--- Begin ---

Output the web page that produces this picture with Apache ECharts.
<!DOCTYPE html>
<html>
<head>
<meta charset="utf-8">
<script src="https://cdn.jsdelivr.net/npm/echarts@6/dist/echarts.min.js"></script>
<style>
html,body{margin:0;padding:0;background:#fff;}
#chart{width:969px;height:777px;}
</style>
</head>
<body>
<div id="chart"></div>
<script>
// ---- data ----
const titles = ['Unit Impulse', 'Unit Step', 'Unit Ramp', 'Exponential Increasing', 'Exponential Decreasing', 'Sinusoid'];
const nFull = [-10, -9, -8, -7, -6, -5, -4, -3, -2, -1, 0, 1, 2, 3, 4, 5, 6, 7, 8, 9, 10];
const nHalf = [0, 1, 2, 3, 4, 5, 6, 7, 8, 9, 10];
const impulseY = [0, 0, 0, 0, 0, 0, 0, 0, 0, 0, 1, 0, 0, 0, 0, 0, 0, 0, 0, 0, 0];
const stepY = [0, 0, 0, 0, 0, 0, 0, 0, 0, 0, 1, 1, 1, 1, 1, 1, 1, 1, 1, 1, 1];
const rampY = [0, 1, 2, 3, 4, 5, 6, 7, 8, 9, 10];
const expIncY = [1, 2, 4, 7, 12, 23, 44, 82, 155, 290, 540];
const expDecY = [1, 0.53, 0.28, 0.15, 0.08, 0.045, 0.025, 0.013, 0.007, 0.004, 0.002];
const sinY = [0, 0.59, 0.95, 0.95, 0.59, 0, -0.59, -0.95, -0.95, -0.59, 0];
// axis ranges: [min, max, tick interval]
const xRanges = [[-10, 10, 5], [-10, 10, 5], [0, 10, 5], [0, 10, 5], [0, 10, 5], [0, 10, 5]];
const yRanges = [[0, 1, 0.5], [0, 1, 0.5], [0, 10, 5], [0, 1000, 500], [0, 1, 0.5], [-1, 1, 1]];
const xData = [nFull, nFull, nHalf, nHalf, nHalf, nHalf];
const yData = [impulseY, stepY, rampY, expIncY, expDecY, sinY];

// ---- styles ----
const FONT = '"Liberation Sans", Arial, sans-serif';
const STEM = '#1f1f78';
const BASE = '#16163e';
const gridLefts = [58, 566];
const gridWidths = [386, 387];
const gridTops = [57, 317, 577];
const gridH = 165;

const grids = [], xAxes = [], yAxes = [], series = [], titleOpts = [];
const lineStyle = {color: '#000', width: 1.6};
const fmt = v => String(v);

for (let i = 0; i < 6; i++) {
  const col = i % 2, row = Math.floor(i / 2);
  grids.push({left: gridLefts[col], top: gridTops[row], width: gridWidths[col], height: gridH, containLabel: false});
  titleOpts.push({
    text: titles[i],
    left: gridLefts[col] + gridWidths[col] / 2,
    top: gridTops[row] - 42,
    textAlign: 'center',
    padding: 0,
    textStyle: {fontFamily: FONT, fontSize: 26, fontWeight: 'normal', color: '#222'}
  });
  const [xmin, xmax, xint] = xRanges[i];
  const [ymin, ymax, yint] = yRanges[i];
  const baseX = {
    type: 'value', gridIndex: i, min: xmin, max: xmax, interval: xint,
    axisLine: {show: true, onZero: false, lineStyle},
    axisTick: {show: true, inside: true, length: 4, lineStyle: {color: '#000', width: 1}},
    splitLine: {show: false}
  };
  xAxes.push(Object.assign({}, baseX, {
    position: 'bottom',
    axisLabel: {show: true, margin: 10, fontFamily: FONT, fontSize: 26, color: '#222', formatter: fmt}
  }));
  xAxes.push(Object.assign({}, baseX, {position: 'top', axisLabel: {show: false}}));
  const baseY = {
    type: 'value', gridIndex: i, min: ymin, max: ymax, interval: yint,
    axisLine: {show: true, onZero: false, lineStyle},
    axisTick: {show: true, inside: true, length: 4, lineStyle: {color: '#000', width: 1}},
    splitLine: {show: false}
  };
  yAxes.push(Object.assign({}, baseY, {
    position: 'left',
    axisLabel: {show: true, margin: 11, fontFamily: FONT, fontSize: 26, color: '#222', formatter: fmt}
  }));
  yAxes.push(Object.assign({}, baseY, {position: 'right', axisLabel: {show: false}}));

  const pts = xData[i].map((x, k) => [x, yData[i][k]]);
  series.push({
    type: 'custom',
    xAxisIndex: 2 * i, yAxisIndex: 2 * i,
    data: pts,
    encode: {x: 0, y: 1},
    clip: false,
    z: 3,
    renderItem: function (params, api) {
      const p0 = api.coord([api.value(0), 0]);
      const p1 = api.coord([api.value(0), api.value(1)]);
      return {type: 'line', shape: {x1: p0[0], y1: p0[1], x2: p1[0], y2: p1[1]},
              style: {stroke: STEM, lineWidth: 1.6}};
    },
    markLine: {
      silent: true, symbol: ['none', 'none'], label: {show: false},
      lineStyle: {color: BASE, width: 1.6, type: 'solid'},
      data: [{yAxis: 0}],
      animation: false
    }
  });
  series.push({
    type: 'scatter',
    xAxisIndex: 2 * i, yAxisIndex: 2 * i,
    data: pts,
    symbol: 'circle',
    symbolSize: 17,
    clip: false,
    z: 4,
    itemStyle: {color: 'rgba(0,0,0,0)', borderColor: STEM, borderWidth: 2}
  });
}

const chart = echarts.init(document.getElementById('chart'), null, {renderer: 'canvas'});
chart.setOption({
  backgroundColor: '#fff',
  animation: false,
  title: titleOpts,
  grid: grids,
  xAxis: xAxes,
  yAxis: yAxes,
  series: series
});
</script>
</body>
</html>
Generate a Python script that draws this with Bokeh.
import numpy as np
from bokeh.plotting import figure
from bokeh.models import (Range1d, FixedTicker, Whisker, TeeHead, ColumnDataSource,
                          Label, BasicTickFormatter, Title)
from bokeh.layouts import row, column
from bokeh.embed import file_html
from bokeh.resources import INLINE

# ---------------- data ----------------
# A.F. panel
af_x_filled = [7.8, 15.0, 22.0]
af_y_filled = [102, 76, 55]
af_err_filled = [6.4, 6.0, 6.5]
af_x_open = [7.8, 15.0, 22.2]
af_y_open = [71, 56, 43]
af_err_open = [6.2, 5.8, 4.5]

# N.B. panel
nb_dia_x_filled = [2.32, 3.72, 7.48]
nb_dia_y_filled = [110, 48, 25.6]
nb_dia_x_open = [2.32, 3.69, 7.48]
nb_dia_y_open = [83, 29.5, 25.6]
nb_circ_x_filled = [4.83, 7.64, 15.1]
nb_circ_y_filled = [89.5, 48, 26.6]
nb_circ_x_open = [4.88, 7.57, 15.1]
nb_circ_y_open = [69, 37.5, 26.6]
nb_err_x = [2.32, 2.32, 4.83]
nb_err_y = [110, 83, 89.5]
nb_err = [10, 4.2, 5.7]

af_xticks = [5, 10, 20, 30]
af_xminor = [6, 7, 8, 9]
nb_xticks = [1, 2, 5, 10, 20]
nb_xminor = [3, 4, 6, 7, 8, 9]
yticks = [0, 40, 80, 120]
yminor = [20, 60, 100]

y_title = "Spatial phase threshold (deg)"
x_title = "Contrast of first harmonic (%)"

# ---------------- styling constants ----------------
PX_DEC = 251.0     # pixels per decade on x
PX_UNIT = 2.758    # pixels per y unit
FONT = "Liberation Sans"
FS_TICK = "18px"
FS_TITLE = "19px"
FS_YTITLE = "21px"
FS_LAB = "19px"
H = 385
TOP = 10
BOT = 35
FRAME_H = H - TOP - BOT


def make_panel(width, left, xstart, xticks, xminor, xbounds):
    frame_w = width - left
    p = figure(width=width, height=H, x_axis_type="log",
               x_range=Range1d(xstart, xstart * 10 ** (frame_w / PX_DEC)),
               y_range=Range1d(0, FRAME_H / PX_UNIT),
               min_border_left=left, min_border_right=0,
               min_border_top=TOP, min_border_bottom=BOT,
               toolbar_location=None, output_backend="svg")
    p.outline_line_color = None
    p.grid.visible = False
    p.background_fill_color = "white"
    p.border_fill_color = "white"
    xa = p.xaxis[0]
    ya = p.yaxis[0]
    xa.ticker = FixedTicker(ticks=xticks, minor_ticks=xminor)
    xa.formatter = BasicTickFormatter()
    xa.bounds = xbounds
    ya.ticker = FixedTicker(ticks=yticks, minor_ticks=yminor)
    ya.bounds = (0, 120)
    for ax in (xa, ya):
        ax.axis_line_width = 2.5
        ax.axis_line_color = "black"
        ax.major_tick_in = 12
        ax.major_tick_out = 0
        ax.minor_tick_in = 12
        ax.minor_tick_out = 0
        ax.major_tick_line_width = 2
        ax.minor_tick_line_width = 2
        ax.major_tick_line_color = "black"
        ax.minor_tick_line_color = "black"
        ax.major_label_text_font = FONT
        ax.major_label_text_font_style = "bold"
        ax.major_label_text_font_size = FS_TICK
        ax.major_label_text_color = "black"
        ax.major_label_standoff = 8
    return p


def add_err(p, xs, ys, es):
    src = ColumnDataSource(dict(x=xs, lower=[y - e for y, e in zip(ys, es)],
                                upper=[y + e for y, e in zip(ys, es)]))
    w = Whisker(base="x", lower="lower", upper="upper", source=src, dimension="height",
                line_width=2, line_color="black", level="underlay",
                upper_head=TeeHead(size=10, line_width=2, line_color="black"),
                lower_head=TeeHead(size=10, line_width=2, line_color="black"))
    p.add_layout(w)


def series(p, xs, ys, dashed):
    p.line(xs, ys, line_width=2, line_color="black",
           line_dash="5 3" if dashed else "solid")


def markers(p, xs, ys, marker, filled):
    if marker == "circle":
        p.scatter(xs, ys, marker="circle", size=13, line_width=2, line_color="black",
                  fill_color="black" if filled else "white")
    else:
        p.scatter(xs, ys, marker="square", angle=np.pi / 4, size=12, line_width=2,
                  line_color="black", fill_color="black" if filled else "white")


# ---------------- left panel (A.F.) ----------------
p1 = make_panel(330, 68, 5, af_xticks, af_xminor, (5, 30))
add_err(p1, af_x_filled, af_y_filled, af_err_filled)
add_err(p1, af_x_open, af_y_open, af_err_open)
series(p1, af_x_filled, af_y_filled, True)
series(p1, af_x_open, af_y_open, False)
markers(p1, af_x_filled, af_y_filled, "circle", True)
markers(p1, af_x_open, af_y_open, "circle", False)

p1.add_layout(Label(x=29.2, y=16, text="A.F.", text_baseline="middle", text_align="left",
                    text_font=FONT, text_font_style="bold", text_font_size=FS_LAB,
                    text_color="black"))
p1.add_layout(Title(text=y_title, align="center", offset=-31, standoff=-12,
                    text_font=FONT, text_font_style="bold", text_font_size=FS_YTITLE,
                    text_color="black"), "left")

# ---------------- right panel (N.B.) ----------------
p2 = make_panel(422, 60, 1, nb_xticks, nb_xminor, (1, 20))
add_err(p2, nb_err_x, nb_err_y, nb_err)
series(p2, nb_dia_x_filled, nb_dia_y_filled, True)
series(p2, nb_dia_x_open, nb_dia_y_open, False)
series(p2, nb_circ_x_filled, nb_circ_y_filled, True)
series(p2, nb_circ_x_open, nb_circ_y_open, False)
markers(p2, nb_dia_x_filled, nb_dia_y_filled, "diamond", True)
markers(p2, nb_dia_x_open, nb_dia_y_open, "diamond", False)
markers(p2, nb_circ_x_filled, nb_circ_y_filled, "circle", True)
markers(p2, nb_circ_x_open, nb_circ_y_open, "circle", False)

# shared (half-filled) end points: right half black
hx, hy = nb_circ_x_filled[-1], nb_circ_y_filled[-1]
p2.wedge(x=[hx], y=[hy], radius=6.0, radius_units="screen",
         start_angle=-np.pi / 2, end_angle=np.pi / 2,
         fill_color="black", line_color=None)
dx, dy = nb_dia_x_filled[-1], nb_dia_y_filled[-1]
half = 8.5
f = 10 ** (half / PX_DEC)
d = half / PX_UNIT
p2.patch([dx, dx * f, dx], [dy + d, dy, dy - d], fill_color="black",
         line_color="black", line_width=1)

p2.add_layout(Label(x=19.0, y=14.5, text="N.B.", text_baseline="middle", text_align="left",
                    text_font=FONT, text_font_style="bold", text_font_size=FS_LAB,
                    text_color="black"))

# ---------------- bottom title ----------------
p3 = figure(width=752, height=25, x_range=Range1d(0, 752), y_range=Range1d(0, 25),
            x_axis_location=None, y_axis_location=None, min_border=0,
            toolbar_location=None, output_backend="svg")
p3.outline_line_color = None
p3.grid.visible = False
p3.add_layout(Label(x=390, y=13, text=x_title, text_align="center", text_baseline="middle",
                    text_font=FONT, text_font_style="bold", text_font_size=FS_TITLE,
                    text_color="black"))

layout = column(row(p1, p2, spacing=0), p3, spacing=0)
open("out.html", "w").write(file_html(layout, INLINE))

--- End ---

**Set exercise**:
Lines from the start of the material above through the line containing "const gridH = 165;" are to be duplicated exactly, and only those.

**Solution**:
Output the web page that produces this picture with Apache ECharts.
<!DOCTYPE html>
<html>
<head>
<meta charset="utf-8">
<script src="https://cdn.jsdelivr.net/npm/echarts@6/dist/echarts.min.js"></script>
<style>
html,body{margin:0;padding:0;background:#fff;}
#chart{width:969px;height:777px;}
</style>
</head>
<body>
<div id="chart"></div>
<script>
// ---- data ----
const titles = ['Unit Impulse', 'Unit Step', 'Unit Ramp', 'Exponential Increasing', 'Exponential Decreasing', 'Sinusoid'];
const nFull = [-10, -9, -8, -7, -6, -5, -4, -3, -2, -1, 0, 1, 2, 3, 4, 5, 6, 7, 8, 9, 10];
const nHalf = [0, 1, 2, 3, 4, 5, 6, 7, 8, 9, 10];
const impulseY = [0, 0, 0, 0, 0, 0, 0, 0, 0, 0, 1, 0, 0, 0, 0, 0, 0, 0, 0, 0, 0];
const stepY = [0, 0, 0, 0, 0, 0, 0, 0, 0, 0, 1, 1, 1, 1, 1, 1, 1, 1, 1, 1, 1];
const rampY = [0, 1, 2, 3, 4, 5, 6, 7, 8, 9, 10];
const expIncY = [1, 2, 4, 7, 12, 23, 44, 82, 155, 290, 540];
const expDecY = [1, 0.53, 0.28, 0.15, 0.08, 0.045, 0.025, 0.013, 0.007, 0.004, 0.002];
const sinY = [0, 0.59, 0.95, 0.95, 0.59, 0, -0.59, -0.95, -0.95, -0.59, 0];
// axis ranges: [min, max, tick interval]
const xRanges = [[-10, 10, 5], [-10, 10, 5], [0, 10, 5], [0, 10, 5], [0, 10, 5], [0, 10, 5]];
const yRanges = [[0, 1, 0.5], [0, 1, 0.5], [0, 10, 5], [0, 1000, 500], [0, 1, 0.5], [-1, 1, 1]];
const xData = [nFull, nFull, nHalf, nHalf, nHalf, nHalf];
const yData = [impulseY, stepY, rampY, expIncY, expDecY, sinY];

// ---- styles ----
const FONT = '"Liberation Sans", Arial, sans-serif';
const STEM = '#1f1f78';
const BASE = '#16163e';
const gridLefts = [58, 566];
const gridWidths = [386, 387];
const gridTops = [57, 317, 577];
const gridH = 165;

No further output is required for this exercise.